Google Introduces Changes to Make Chrome Extensions Safer
Recognizing how important it is for users to be able to trust that the extensions they install are not only performing well but also safe and preserving their privacy, Google has recently taken steps to improve the detection of malicious add-ons to its popular browser using machine learning techniques. Now the company has announced new changes intended to make all Chrome extensions trustworthy by default which means, among other things, successfully preventing cryptojacking and hidden mining.

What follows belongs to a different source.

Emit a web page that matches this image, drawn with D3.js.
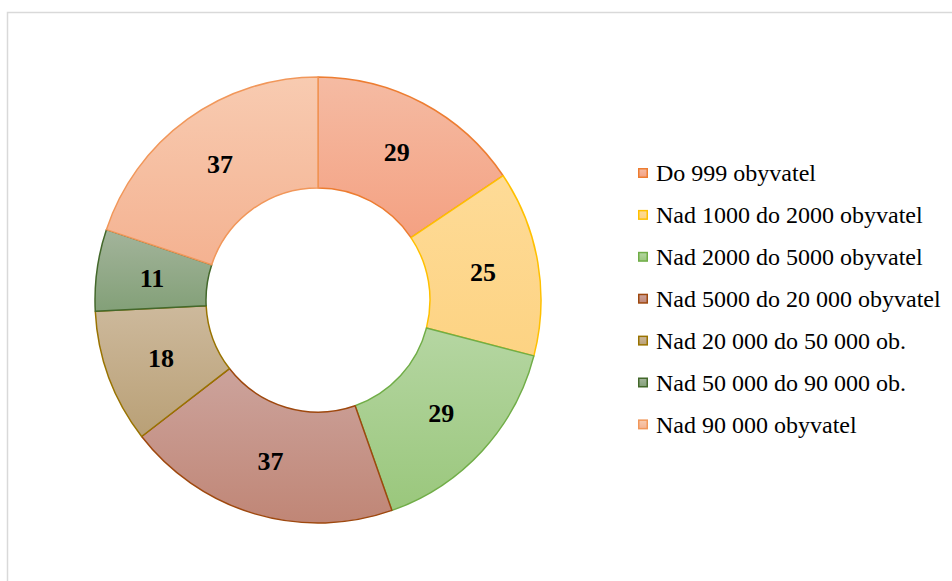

According to a blog post, starting from Chrome 70, users will have the option to restrict the access of different extensions to a custom list of sites. In addition, they will be able to configure extensions to ask for confirmation when they attempt to gain access to a certain page. Host permissions allow extensions to automatically read and change data on websites, which has led to malicious misuse in many cases, the company said and added:
Our aim is to improve user transparency and control over when extensions are able to access site data. In subsequent milestones, we’ll continue to optimize the user experience toward this goal while improving usability.
Google further detailed that in the future, extensions requesting powerful permissions will be subject to additional compliance review. The team that’s preparing the changes is also closely examining extensions using remotely hosted code. Addressing the developer community, Google says: “Your extension’s permissions should be as narrowly-scoped as possible, and all your code should be included directly in the extension package, to minimize review time.”

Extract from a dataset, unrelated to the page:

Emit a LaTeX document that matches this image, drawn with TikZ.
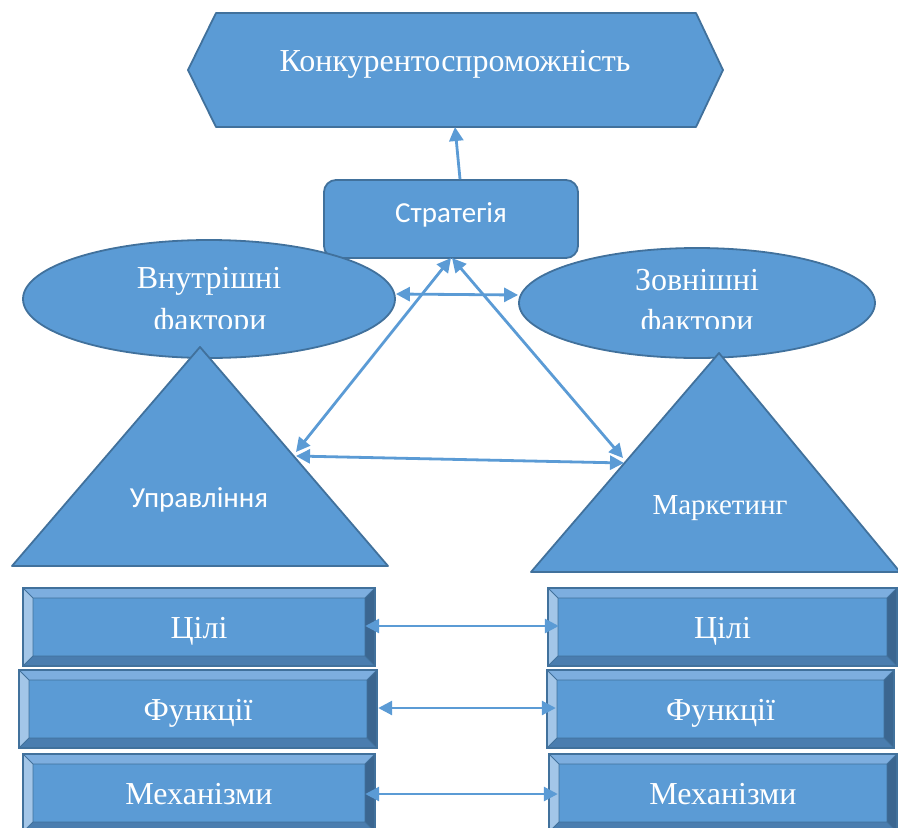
\documentclass[tikz,border=0pt]{standalone}
\usepackage{fontspec}
\setmainfont{Liberation Serif}
\newfontfamily\calfont{Carlito}
\usetikzlibrary{arrows.meta,shapes.geometric}
\definecolor{ofill}{HTML}{5B9BD5}
\definecolor{oline}{HTML}{41719C}
\definecolor{btop}{HTML}{7DAEDF}
\definecolor{bleft}{HTML}{A3C6E8}
\definecolor{bright}{HTML}{3B6690}
\definecolor{bbot}{HTML}{4A7DAF}
\tikzset{
  shp/.style={draw=oline, fill=ofill, line width=1.8pt, line join=round},
  wtxt/.style={text=white, inner sep=0pt, font=\fontsize{32}{32}\selectfont, anchor=base},
  stxt/.style={text=white, inner sep=0pt, font=\calfont\fontsize{29}{29}\selectfont, anchor=base},
  arr/.style={draw=ofill, line width=2.8pt, -{Triangle[length=14pt,width=14pt]}},
  dbl/.style={draw=ofill, line width=2.8pt, {Triangle[length=14pt,width=14pt]}-{Triangle[length=14pt,width=14pt]}}
}
\newcommand\bevbox[6]{%
  \fill[btop] (#2,#3) -- (#4,#3) -- (#4-10,#3+10) -- (#2+10,#3+10) -- cycle;
  \fill[bleft] (#2,#3) -- (#2+10,#3+10) -- (#2+10,#5-10) -- (#2,#5) -- cycle;
  \fill[bright] (#4,#3) -- (#4,#5) -- (#4-10,#5-10) -- (#4-10,#3+10) -- cycle;
  \fill[bbot] (#2,#5) -- (#4,#5) -- (#4-10,#5-10) -- (#2+10,#5-10) -- cycle;
  \fill[ofill] (#2+10,#3+10) rectangle (#4-10,#5-10);
  \draw[oline, line width=0.9pt] (#2+10,#3+10) rectangle (#4-10,#5-10)
     (#2,#3) -- (#2+10,#3+10) (#4,#3) -- (#4-10,#3+10)
     (#2,#5) -- (#2+10,#5-10) (#4,#5) -- (#4-10,#5-10);
  \draw[oline, line width=1.8pt] (#2,#3) rectangle (#4,#5);
  \node[inner sep=0pt, minimum width={#4-#2}, minimum height={#5-#3}] (#1) at ({(#2+#4)/2},{(#3+#5)/2}) {};
  \node[wtxt] (#1t) at ({(#2+#4)/2},{(#3+#5)/2+11}) {#6};
}
\begin{document}
\begin{tikzpicture}[x=1pt,y=-1pt]
\useasboundingbox (0,0) rectangle (898,828);
\clip (0,0) rectangle (898,828);
% hexagon
\coordinate (hL) at (188,70);
\coordinate (hTL) at (216,13);
\coordinate (hTR) at (696,13);
\coordinate (hR) at (723,70);
\coordinate (hBR) at (696,127);
\coordinate (hBL) at (216,127);
\coordinate (hexbot) at (455,127);
\draw[shp] (hL) -- (hTL) -- (hTR) -- (hR) -- (hBR) -- (hBL) -- cycle;
\node[wtxt] (konk) at (455,71) {Конкурентоспроможність};
% strategy
\node[shp, rounded corners=12pt, minimum width=254pt, minimum height=78pt, inner sep=0pt] (strat) at (451,219) {};
\node[stxt] (stratt) at (451,222) {Стратегія};
% ellipses
\node[shp, ellipse, inner sep=0pt, minimum width=372pt, minimum height=118pt] (inner) at (209,299) {};
\node[shp, ellipse, inner sep=0pt, minimum width=356pt, minimum height=110pt] (outer) at (697,303) {};
\node[wtxt] (innert) at (209,288) {Внутрішні};
\node[wtxt] (outert) at (697,290) {Зовнішні};
\begin{scope}
  \clip (0,0) rectangle (898,328.5);
  \node[wtxt] (innerf) at (210,330) {фактори};
  \node[wtxt] (outerf) at (697,331) {фактори};
\end{scope}
% triangles
\coordinate (ltA) at (200,347);
\coordinate (ltB) at (12,566);
\coordinate (ltC) at (388,566);
\coordinate (rtA) at (719,353);
\coordinate (rtB) at (531,572);
\coordinate (rtC) at (900,572);
\draw[shp] (ltA) -- (ltC) -- (ltB) -- cycle;
\draw[shp] (rtA) -- (rtC) -- (rtB) -- cycle;
\node[stxt] (upr) at (199,507) {Управління};
\node[wtxt, font=\fontsize{29}{29}\selectfont] (mark) at (720,514) {Маркетинг};
% arrow endpoints
\coordinate (sbot) at (451,258);
\coordinate (ltR) at (296,452);
\coordinate (ltR2) at (296,456);
\coordinate (rtL) at (623,458);
\coordinate (rtL2) at (624,463);
% bevel boxes
\bevbox{ciliL}{23}{588}{375}{666}{Цілі}
\bevbox{funL}{19}{670}{377}{748}{Функції}
\bevbox{mechL}{23}{754}{375}{832}{Механізми}
\bevbox{ciliR}{548}{588}{897}{666}{Цілі}
\bevbox{funR}{547}{670}{894}{748}{Функції}
\bevbox{mechR}{549}{754}{897}{832}{Механізми}
% connectors
\draw[arr] ([xshift=9pt]strat.north) -- (hexbot);
\draw[dbl] ([yshift=5pt]inner.east) -- ([yshift=8pt]outer.west);
\draw[dbl] (ltR) -- (sbot);
\draw[dbl] (rtL) -- ([xshift=1pt]sbot);
\draw[dbl] (ltR2) -- (rtL2);
\draw[dbl] ([xshift=-10pt,yshift=1pt]ciliL.east) -- ([xshift=11pt,yshift=1pt]ciliR.west);
\draw[dbl] ([xshift=1pt,yshift=1pt]funL.east) -- ([xshift=9pt,yshift=1pt]funR.west);
\draw[dbl] ([xshift=-10pt,yshift=-1pt]mechL.east) -- ([xshift=9pt,yshift=-1pt]mechR.west);
\end{tikzpicture}
\end{document}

Two-Step Verification for Chrome Web Store Developer Accounts
According to another change in the rules governing the review process for new extensions, one that has been introduced already, Chrome Web Store will no longer allow extensions with obfuscated code. The new policy, that applies to all new extension submissions, pertains to code within the extension package as well as any external code or other resource fetched from the web.
Google notes that existing extensions with obfuscated code can continue to submit updates over the next 90 days. However, they will be removed from the Chrome Web Store in January if they are not fully compliant with the new requirements. The company claims that 70% of the extensions it currently blocks contain obfuscated code. Many of them are either malicious or violating the applicable policies.
Other changes that concern extension developers include the introduction of mandatory enrolment in two-Step verification for their accounts. The measure is expected to improve their security and protect them against hijacking. Google also plans to introduce additional security, privacy, and performance enhancing changes in 2019 as part of the next extensions manifest version. Manifest v3 will include more narrowly-scoped APIs, decreasing the need for overly-broad access. It will also feature simplified control mechanisms for user-granted permissions.
What do you think about the changes to the Chrome Browser? Tell us in the comments section below.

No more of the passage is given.